### PROBLEM
Using the material below, copy every line where "matplotlib" appears.

### DATA BLOCK
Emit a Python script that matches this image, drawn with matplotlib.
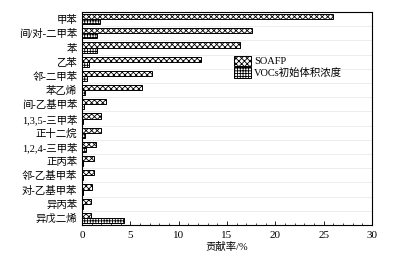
import numpy as np
import matplotlib.pyplot as plt
from matplotlib.ticker import MultipleLocator

plt.rcParams['font.family'] = ['Liberation Serif', 'Noto Sans CJK SC']
plt.rcParams['hatch.linewidth'] = 0.6

species = ['甲苯', '间/对-二甲苯', '苯', '乙苯', '邻-二甲苯', '苯乙烯', '间-乙基甲苯',
           '1,3,5-三甲苯', '正十二烷', '1,2,4-三甲苯', '正丙苯', '邻-乙基甲苯',
           '对-乙基甲苯', '异丙苯', '异戊二烯']
soafp = [26.0, 17.6, 16.3, 12.3, 7.2, 6.2, 2.5, 2.0, 2.0, 1.4, 1.25, 1.2, 1.0, 0.95, 0.9]
vocs = [1.9, 1.6, 1.6, 0.75, 0.55, 0.3, 0.2, 0.15, 0.3, 0.4, 0.15, 0.15, 0.1, 0.1, 4.3]

fig = plt.figure(figsize=(3.95, 2.63), dpi=100)
ax = fig.add_axes([0.2076, 0.1445, 0.7342, 0.8095])

y = np.arange(len(species))
h = 0.36
ax.barh(y - h / 2, soafp, height=h, color='white', edgecolor='black', linewidth=0.7,
        hatch='xxxxxx', label='SOAFP')
ax.barh(y + h / 2, vocs, height=h, color='white', edgecolor='black', linewidth=0.7,
        hatch='++++++', label='VOCs初始体积浓度')

ax.set_ylim(len(species) - 0.5, -0.5)
ax.set_xlim(0, 30)
ax.set_yticks(y)
ax.set_yticklabels(species, fontsize=7.5)
ax.xaxis.set_major_locator(MultipleLocator(5))
ax.xaxis.set_minor_locator(MultipleLocator(1))
ax.tick_params(axis='x', which='both', direction='in', labelsize=8, pad=4)
ax.tick_params(axis='x', which='major', length=3, width=0.6)
ax.tick_params(axis='x', which='minor', length=1.5, width=0.5)
ax.tick_params(axis='y', length=0)
for b in np.arange(0.5, len(species) - 0.5):
    ax.axhline(b, color='#e6e6e6', linewidth=0.5, zorder=0)
for s in ax.spines.values():
    s.set_linewidth(0.8)
ax.set_xlabel('贡献率/%', fontsize=7.5, labelpad=2)

ax.legend(loc='upper left', bbox_to_anchor=(0.5, 0.83), frameon=False, fontsize=7.5,
          handlelength=1.6, handleheight=1.2, handletextpad=0.3, labelspacing=0.1,
          borderpad=0.2)

fig.savefig('out.png', dpi=100)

### ANSWER BELOW
Emit a Python script that matches this image, drawn with matplotlib.
import matplotlib.pyplot as plt
from matplotlib.ticker import MultipleLocator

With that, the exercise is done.